> [REQUEST] Extract everything from the first line through the line with "const methods = ['GR', 'CF', 'GR', 'CF', 'GR', 'CF', 'GR'];", both ends included, except for any pictures.

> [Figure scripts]
---

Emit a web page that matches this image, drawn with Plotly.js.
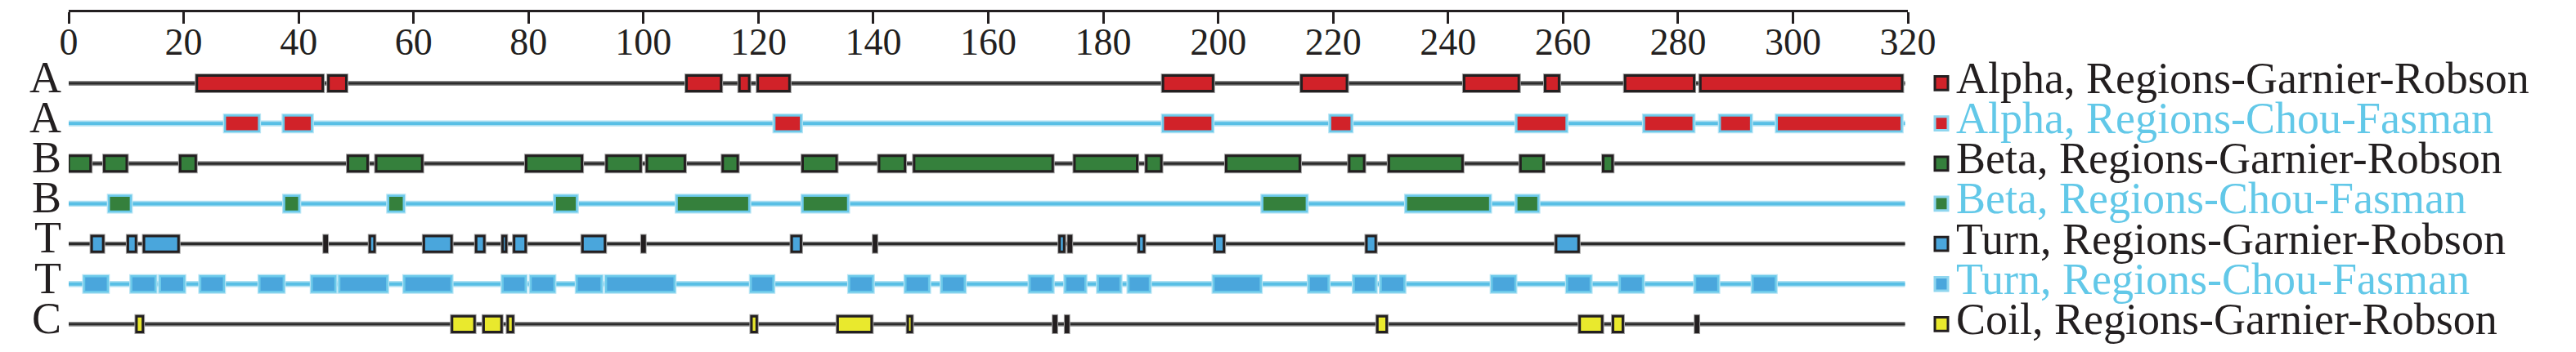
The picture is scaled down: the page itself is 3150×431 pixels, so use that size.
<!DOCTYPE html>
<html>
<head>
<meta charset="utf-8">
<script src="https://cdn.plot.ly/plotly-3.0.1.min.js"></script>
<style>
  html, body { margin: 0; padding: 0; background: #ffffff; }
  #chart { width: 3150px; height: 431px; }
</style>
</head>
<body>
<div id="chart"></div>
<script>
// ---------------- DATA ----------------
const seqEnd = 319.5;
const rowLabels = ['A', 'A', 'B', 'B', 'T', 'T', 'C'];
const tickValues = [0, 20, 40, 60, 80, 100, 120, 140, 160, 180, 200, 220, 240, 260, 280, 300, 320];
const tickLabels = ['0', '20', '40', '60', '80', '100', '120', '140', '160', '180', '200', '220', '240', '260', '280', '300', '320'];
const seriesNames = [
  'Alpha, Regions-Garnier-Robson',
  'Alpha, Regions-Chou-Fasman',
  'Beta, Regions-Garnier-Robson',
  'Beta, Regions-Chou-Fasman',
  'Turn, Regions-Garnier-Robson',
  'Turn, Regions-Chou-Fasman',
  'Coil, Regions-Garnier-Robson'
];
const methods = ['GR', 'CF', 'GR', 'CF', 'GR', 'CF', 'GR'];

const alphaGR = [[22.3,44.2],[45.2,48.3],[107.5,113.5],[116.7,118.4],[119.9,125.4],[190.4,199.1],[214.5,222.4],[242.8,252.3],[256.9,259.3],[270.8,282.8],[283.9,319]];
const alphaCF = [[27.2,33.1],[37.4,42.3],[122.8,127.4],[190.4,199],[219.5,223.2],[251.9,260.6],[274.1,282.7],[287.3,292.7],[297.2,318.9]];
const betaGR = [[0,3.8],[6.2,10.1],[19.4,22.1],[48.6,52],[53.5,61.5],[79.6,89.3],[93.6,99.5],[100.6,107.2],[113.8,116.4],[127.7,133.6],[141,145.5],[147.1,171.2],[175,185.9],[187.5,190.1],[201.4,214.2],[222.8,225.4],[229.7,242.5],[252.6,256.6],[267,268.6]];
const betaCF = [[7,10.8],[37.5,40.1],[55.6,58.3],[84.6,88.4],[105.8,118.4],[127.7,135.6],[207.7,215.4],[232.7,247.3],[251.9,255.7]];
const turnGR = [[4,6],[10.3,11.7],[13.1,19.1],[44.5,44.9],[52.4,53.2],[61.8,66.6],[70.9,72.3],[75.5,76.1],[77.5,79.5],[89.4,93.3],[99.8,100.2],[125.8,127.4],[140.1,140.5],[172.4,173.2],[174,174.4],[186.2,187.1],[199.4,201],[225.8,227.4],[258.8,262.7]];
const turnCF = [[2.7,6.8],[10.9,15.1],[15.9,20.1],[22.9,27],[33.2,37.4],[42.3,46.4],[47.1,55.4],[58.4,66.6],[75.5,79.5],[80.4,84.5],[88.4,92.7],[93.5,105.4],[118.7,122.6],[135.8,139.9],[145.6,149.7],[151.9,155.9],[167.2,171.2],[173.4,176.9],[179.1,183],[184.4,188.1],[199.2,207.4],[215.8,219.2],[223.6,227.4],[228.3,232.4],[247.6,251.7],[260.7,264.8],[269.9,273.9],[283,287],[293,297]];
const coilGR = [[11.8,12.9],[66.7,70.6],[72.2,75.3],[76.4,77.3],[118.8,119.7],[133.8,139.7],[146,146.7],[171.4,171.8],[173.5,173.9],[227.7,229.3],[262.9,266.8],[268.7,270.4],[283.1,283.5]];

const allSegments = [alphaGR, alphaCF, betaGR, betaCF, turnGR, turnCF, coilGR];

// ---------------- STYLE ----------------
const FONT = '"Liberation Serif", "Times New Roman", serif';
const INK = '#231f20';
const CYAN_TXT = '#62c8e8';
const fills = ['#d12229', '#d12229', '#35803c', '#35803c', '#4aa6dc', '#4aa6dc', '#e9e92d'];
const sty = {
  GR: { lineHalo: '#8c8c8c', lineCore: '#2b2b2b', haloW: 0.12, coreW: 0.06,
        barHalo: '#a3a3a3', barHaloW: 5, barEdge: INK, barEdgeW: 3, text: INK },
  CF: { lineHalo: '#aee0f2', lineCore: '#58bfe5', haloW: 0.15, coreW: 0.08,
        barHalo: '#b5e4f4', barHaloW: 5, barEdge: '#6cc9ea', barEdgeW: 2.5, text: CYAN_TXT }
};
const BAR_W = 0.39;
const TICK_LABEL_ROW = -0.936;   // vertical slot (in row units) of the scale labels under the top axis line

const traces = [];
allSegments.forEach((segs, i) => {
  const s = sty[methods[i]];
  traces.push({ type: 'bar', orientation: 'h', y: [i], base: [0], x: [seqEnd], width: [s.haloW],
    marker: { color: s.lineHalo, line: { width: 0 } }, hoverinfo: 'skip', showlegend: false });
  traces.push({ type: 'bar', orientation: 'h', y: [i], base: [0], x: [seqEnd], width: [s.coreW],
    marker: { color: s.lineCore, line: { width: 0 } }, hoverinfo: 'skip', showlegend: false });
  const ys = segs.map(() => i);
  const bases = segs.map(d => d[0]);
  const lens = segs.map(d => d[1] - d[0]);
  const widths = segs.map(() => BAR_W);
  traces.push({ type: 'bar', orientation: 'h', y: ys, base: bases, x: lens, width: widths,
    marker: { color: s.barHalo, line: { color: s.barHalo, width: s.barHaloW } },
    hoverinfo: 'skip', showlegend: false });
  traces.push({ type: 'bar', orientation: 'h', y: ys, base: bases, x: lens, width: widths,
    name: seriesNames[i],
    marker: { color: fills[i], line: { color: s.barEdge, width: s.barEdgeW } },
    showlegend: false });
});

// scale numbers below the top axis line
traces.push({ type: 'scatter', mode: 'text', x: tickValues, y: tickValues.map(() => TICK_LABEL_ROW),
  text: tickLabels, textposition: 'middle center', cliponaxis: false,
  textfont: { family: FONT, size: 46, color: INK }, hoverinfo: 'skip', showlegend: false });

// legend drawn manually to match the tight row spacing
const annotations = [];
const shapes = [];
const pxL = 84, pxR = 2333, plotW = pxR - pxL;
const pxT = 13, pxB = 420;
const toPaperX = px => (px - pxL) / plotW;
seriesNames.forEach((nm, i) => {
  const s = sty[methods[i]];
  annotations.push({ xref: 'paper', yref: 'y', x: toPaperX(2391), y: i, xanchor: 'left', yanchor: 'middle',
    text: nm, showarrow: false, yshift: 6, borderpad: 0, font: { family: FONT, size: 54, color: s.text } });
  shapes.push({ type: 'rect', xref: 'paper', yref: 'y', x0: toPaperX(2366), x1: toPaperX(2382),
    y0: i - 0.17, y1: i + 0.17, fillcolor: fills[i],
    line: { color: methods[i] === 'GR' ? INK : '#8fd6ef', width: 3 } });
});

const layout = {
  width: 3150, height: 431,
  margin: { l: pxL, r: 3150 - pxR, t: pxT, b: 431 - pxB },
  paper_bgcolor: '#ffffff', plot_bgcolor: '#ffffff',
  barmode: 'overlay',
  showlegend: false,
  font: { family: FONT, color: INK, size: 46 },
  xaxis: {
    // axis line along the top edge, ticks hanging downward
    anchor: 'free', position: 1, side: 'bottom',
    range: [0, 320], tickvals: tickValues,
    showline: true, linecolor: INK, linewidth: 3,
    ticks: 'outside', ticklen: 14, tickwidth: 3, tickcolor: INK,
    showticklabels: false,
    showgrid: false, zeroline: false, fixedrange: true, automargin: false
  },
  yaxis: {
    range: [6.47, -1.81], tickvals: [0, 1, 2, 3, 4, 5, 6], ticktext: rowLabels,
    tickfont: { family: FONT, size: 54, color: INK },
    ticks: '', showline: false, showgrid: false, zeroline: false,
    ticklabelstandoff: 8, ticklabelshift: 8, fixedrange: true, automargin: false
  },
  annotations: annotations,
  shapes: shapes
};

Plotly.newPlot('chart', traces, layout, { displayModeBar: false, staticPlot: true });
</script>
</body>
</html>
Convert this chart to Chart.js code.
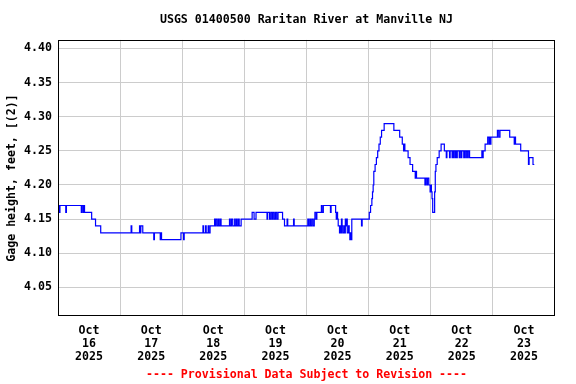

---

> [RESPONSE]
Emit a web page that matches this image, drawn with Plotly.js.
The picture is scaled down: the page itself is 3150×431 pixels, so use that size.
<!DOCTYPE html>
<html>
<head>
<meta charset="utf-8">
<script src="https://cdn.plot.ly/plotly-3.0.1.min.js"></script>
<style>
  html, body { margin: 0; padding: 0; background: #ffffff; }
  #chart { width: 3150px; height: 431px; }
</style>
</head>
<body>
<div id="chart"></div>
<script>
// ---------------- DATA ----------------
const seqEnd = 319.5;
const rowLabels = ['A', 'A', 'B', 'B', 'T', 'T', 'C'];
const tickValues = [0, 20, 40, 60, 80, 100, 120, 140, 160, 180, 200, 220, 240, 260, 280, 300, 320];
const tickLabels = ['0', '20', '40', '60', '80', '100', '120', '140', '160', '180', '200', '220', '240', '260', '280', '300', '320'];
const seriesNames = [
  'Alpha, Regions-Garnier-Robson',
  'Alpha, Regions-Chou-Fasman',
  'Beta, Regions-Garnier-Robson',
  'Beta, Regions-Chou-Fasman',
  'Turn, Regions-Garnier-Robson',
  'Turn, Regions-Chou-Fasman',
  'Coil, Regions-Garnier-Robson'
];
const methods = ['GR', 'CF', 'GR', 'CF', 'GR', 'CF', 'GR'];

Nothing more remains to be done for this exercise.